The PTT report has also, according to Ahmed, expressed its satisfaction with the work the board has put in, particularly on the integrity issues that arose in the aftermath of the spot-fixing scandal last summer. "They've appreciated the work we have put in to accomplish the tasks they had set us last October," Ahmed said. "That integrity chapter of the PTT and PCB is now concluded." But the body was set up before the spot-fixing scandal, in January 2009, to help Pakistan combat the lack of international cricket in the country; following the Lahore terror attacks in March that year the body's mandate grew and over the last year it has taken on governance issues as well. The report has made 63 recommendations on a whole host of matters, macro and micro.
For example, the PTT has recommended constitutional changes to the board to make it more democratic - a recommendation that now overlaps with the ICC's governance amendments. But the PTT has also suggested that the board should appoint a long-term manager instead of on a series-by-series basis. Some of these are likely to not go down too well with the board. Butt said some had gone "beyond the mandate" originally intended for the body. "We will now go back and look at the recommendations that have been made, review them and give our feedback to the PTT. We have some observations on the recommendations," Ahmed said. It is believed - and the board sought to clarify this - that the recommendations are just that at the moment, and not directives or binding in any way.

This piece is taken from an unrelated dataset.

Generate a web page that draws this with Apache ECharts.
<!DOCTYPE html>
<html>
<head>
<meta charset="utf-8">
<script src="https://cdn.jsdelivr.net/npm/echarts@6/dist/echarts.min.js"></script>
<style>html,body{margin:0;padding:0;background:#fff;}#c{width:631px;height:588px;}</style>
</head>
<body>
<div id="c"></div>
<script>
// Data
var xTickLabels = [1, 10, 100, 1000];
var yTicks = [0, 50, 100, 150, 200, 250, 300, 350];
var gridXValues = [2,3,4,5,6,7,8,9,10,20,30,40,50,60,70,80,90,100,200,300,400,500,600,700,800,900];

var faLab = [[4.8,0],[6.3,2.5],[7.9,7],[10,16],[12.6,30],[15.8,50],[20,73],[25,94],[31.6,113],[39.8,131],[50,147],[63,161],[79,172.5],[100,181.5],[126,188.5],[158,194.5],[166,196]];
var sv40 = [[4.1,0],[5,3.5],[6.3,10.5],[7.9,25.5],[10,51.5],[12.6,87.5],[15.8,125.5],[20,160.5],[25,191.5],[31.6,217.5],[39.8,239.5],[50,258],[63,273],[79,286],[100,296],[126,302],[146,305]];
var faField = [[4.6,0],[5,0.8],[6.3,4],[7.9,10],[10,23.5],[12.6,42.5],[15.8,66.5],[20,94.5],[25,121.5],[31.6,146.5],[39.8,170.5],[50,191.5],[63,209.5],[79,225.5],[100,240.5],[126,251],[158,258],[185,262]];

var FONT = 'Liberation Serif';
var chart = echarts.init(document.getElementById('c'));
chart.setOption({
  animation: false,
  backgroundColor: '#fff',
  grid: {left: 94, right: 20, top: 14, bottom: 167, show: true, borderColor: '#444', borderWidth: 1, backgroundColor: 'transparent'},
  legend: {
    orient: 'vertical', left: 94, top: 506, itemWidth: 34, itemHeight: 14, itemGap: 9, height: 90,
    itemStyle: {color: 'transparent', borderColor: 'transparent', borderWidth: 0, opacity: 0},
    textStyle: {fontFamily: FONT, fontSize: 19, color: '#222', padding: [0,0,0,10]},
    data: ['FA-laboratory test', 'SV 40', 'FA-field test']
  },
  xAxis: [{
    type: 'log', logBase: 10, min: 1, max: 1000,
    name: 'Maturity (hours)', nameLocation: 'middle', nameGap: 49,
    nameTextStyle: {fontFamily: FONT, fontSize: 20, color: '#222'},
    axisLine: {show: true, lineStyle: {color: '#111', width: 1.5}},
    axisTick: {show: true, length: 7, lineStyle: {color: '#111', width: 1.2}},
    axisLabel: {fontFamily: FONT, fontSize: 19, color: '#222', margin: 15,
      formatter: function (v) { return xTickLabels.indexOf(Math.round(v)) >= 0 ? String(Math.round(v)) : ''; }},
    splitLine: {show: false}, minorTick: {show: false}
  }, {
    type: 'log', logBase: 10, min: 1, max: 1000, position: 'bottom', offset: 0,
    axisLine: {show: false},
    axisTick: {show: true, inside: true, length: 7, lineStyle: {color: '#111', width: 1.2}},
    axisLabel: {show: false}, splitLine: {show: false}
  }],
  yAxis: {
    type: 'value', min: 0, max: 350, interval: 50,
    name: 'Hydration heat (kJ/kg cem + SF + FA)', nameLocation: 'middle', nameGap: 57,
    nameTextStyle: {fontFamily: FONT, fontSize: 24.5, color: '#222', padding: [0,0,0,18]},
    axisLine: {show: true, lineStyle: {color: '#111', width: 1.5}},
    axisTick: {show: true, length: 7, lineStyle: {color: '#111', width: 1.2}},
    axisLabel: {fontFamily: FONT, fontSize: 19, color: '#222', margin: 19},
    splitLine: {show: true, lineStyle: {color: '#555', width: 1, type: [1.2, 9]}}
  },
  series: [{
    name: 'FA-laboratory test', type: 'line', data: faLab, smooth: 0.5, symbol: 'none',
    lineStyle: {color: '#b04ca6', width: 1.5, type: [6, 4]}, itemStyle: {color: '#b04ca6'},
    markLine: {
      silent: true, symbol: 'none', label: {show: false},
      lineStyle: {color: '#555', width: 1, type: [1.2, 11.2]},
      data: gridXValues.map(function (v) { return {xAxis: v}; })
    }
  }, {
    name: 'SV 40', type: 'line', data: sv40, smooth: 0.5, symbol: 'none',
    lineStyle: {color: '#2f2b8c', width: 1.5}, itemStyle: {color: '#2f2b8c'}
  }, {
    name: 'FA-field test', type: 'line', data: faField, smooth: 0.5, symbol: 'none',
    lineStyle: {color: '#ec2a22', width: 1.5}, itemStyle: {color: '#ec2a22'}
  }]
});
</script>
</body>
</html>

The trickiest issue on the agenda was the ICC's proposed constitutional amendment, which called for the removal of government interference from cricket boards and the holding of elections for senior officials. The PCB's patron-in-chief is the president of the country - in theory a non-political post, anything but in reality and historically - and he appoints the board chairman. There are no elections either and failure to make the changes could result in suspension.
Here victory is a relative one, for the ICC has gone ahead and implemented the proposed changes - despite the threat of legal action by the PCB - but has given them, effectively, two years and possibly more to do this. That, too, came from meetings Butt, Ahmed and the PCB's legal advisor Taffazul Rizvi had with the ICC in Dubai in the run-up to the AGM. "We had discussions with the ICC about this before the meetings and it was there we agreed to set this deadline and that is what has been decided here," Butt said.

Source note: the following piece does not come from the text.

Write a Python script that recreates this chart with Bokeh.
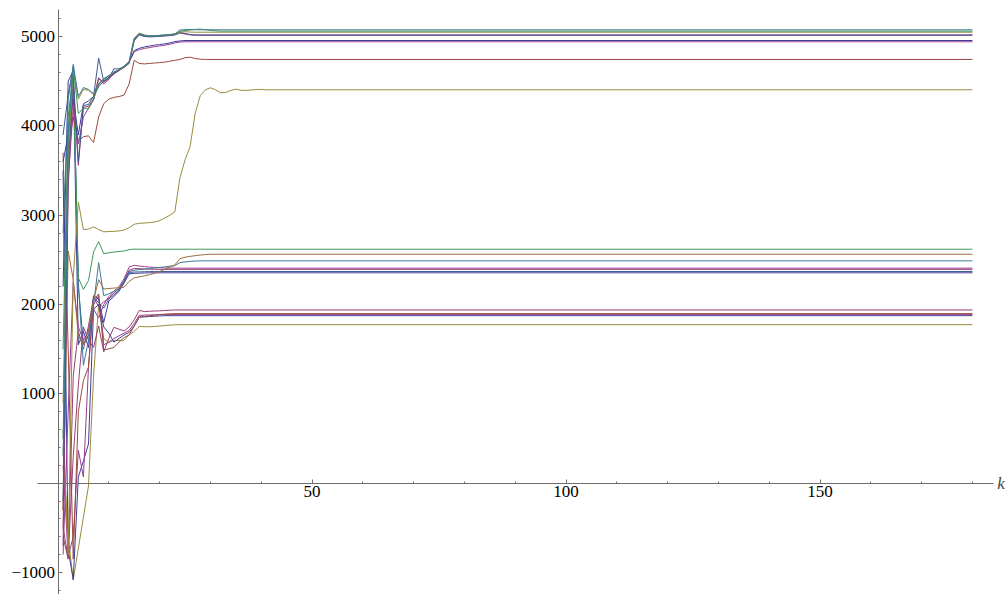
from bokeh.plotting import figure
from bokeh.models import FixedTicker, Label, Range1d
from bokeh.embed import file_html
from bokeh.resources import INLINE

# ---- data: values at k = 1, 2, 3, ... until the series is flat; held flat to K_LAST
K_LAST = 180

top_teal = [300, 3950, 4690, 4330, 4430, 4410, 4360, 4470, 4530, 4565, 4600, 4630, 4665, 4715, 4975,
            5030, 5012, 5008, 5010, 5014, 5018, 5022, 5030, 5075, 5078, 5080, 5078, 5077]
top_green = [500, 3850, 4670, 4140, 4200, 4190, 4300, 4460, 4520, 4560, 4598, 4628, 4660, 4712, 4970,
             5035, 5015, 5008, 5010, 5013, 5016, 5020, 5028, 5060, 5068, 5075, 5082, 5085, 5078, 5070,
             5065, 5062]
top_olive = [900, 3700, 4620, 4300, 4410, 4400, 4350, 4480, 4525, 4560, 4600, 4632, 4668, 4720, 4985,
             5040, 5020, 5010, 5012, 5015, 5020, 5025, 5032, 5050, 5055, 5052, 5050]
top_blue = [-200, 3500, 4550, 3600, 4230, 4240, 4330, 4760, 4500, 4540, 4640, 4640, 4665, 4705, 4960,
            5025, 5005, 5000, 5002, 5006, 5010, 5015, 5022, 5050, 5035, 5025, 5020]
top_purple = [-500, 3300, 4450, 3560, 4210, 4220, 4300, 4540, 4470, 4520, 4610, 4620, 4655, 4700, 4955,
              5020, 5002, 4998, 5000, 5004, 5008, 5012, 5020, 5040, 5030, 5020, 5015]
upper_navy = [3600, 3900, 4300, 3900, 4250, 4280, 4330, 4440, 4500, 4545, 4590, 4625, 4670, 4720, 4845,
              4870, 4885, 4895, 4905, 4912, 4920, 4930, 4945, 4952, 4957]
upper_violet = [-700, 3400, 4200, 3800, 4100, 4200, 4290, 4530, 4490, 4530, 4580, 4620, 4660, 4715, 4830,
                4855, 4868, 4878, 4888, 4896, 4905, 4915, 4930, 4940, 4943]
red_4745 = [-300, 3750, 4100, 3830, 3880, 3890, 3815, 4100, 4250, 4300, 4320, 4330, 4345, 4470, 4735,
            4700, 4695, 4700, 4705, 4710, 4715, 4725, 4735, 4745, 4765, 4770, 4755, 4748, 4745]
olive_4405 = [600, -800, 2300, 3150, 2840, 2845, 2870, 2840, 2815, 2818, 2820, 2825, 2835, 2860, 2900,
              2910, 2913, 2918, 2925, 2940, 2970, 3000, 3040, 3420, 3620, 3770, 4140, 4340, 4405, 4428,
              4405, 4372, 4375, 4398, 4412, 4400, 4398, 4403, 4407, 4410, 4405]

mid_green = [1500, 4100, 4600, 2300, 2170, 2270, 2590, 2705, 2570, 2580, 2588, 2595, 2600, 2615, 2622, 2620]
mid_brown = [-300, 2600, 2280, 1650, 1550, 1700, 2050, 2280, 2175, 2180, 2185, 2188, 2195, 2260, 2300,
             2310, 2322, 2335, 2350, 2370, 2395, 2420, 2445, 2515, 2530, 2540, 2548, 2555, 2560, 2564]
mid_teal = [2800, 4300, 4650, 2250, 1320, 1600, 2000, 2470, 2100, 2120, 2150, 2170, 2260, 2370, 2385,
            2392, 2398, 2404, 2410, 2416, 2422, 2430, 2436, 2470, 2478, 2484, 2488, 2490]
mid_purple = [-800, 800, 2250, 1750, 1600, 1700, 1950, 1850, 2000, 2090, 2150, 2200, 2290, 2420, 2440,
              2432, 2426, 2420, 2416, 2413, 2410, 2408]
mid_magenta = [-600, -850, 1200, 1700, 1500, 1760, 2080, 1980, 2030, 2070, 2130, 2180, 2270, 2385, 2405,
               2402, 2399, 2397, 2395]
mid_blue = [3900, 4350, 4660, 2200, 1560, 1650, 2080, 2020, 1960, 2060, 2110, 2160, 2250, 2360, 2365,
            2366, 2368, 2370, 2371]
mid_navy = [2200, 4500, 4620, 1550, 1700, 1520, 2100, 2060, 1800, 2040, 2090, 2150, 2240, 2345, 2350,
            2352, 2354, 2356]

low_magenta = [-500, -830, 300, 1100, 1750, 1600, 1520, 1760, 1470, 1620, 1745, 1725, 1705, 1750, 1830,
               1935, 1922, 1925, 1928, 1930, 1934, 1937, 1940]
low_red = [3700, 1500, -850, 800, 1150, 1300, 2050, 2120, 1490, 1505, 1520, 1580, 1630, 1660, 1760,
           1860, 1868, 1875, 1882, 1888, 1893, 1897, 1899]
low_purple = [200, -820, -600, 370, 70, 1300, 2000, 2100, 1550, 1580, 1620, 1650, 1680, 1710, 1790,
              1880, 1882, 1884, 1886, 1888]
low_navy = [3500, -750, -1080, 70, 250, 440, 1950, 2000, 1750, 1680, 1580, 1620, 1660, 1690, 1760,
            1860, 1862, 1866, 1870, 1873, 1876]
low_olive = [400, -600, -1082, -730, -380, -30, 1200, 2000, 1620, 1575, 1600, 1598, 1600, 1660, 1700,
             1755, 1752, 1752, 1755, 1760, 1765, 1770, 1773, 1775]

x_major = [50, 100, 150]
y_major = [-1000, 1000, 2000, 3000, 4000, 5000]

NAVY = "#3F3D99"
MAGENTA = "#993D71"
OLIVE = "#998B3D"
GREEN = "#3D9956"
BLUE = "#3D5A99"
PURPLE = "#993D8F"
BROWN = "#996D3D"
TEAL = "#3D7999"
RED = "#994A3D"

series = [
    (low_olive, OLIVE), (low_navy, NAVY), (low_purple, PURPLE), (low_red, RED), (low_magenta, MAGENTA),
    (mid_navy, NAVY), (mid_blue, BLUE), (mid_magenta, MAGENTA), (mid_purple, PURPLE),
    (mid_teal, TEAL), (mid_brown, BROWN), (mid_green, GREEN),
    (olive_4405, OLIVE), (red_4745, RED),
    (upper_violet, PURPLE), (upper_navy, NAVY),
    (top_purple, MAGENTA), (top_blue, BLUE), (top_olive, OLIVE), (top_green, GREEN), (top_teal, TEAL),
]

SERIF = "'Liberation Serif', 'Times New Roman', serif"

# ---- figure: the frame fills the whole canvas, axes cross at the origin
p = figure(width=1006, height=594, output_backend="svg", toolbar_location=None,
           x_range=Range1d(-11.32, 186.7), y_range=Range1d(-1246, 5405))
p.min_border = 0
p.min_border_left = 0
p.min_border_right = 0
p.min_border_top = 0
p.min_border_bottom = 0
p.outline_line_color = None
p.xgrid.visible = False
p.ygrid.visible = False
p.background_fill_color = "white"
p.border_fill_color = "white"

for vals, col in series:
    xs = list(range(1, len(vals) + 1)) + [K_LAST]
    ys = list(vals) + [vals[-1]]
    p.line(xs, ys, line_color=col, line_width=1.0)

for ax in (p.xaxis[0], p.yaxis[0]):
    ax.fixed_location = 0
    ax.axis_line_color = "#6e6e6e"
    ax.axis_line_width = 1
    ax.major_tick_line_color = "#6e6e6e"
    ax.minor_tick_line_color = "#6e6e6e"
    ax.major_tick_in = 4
    ax.major_tick_out = 0
    ax.minor_tick_in = 2
    ax.minor_tick_out = 0
    ax.major_label_text_font = SERIF
    ax.major_label_text_font_size = "17px"
    ax.major_label_text_color = "black"
    ax.major_label_standoff = 3

p.xaxis.bounds = (-4.04, 184.2)
p.yaxis.bounds = (-1246, 5308)
p.xaxis.ticker = FixedTicker(ticks=x_major, minor_ticks=list(range(10, 190, 10)))
p.yaxis.ticker = FixedTicker(ticks=y_major, minor_ticks=list(range(-1200, 5400, 200)))
p.yaxis.major_label_overrides = {-1000: "\u22121000"}

p.add_layout(Label(x=184.9, y=0, text="k",
                   text_font=SERIF, text_font_style="italic",
                   text_font_size="17px", text_baseline="middle", text_align="left"))

open("out.html", "w").write(file_html(p, INLINE))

Even the results of the FTP negotiations are not as bad as initially expected. Between now and April 2020, Pakistan have 88 Tests scheduled which is considerably lower than the big guns of England, Australia and India but alongside Sri Lanka (88) and ahead of West Indies (84), South Africa (82) and New Zealand (80). This, officials said, was the result of increased efforts over the last year with other boards, an indication that relations with a few members might be improving, albeit tentatively.
In March 2012, they are even scheduled to tour India and getting that inked into the FTP is being considered an achievement by the board. If political relations improve, there could be more tours which will add considerably to Pakistan's schedule.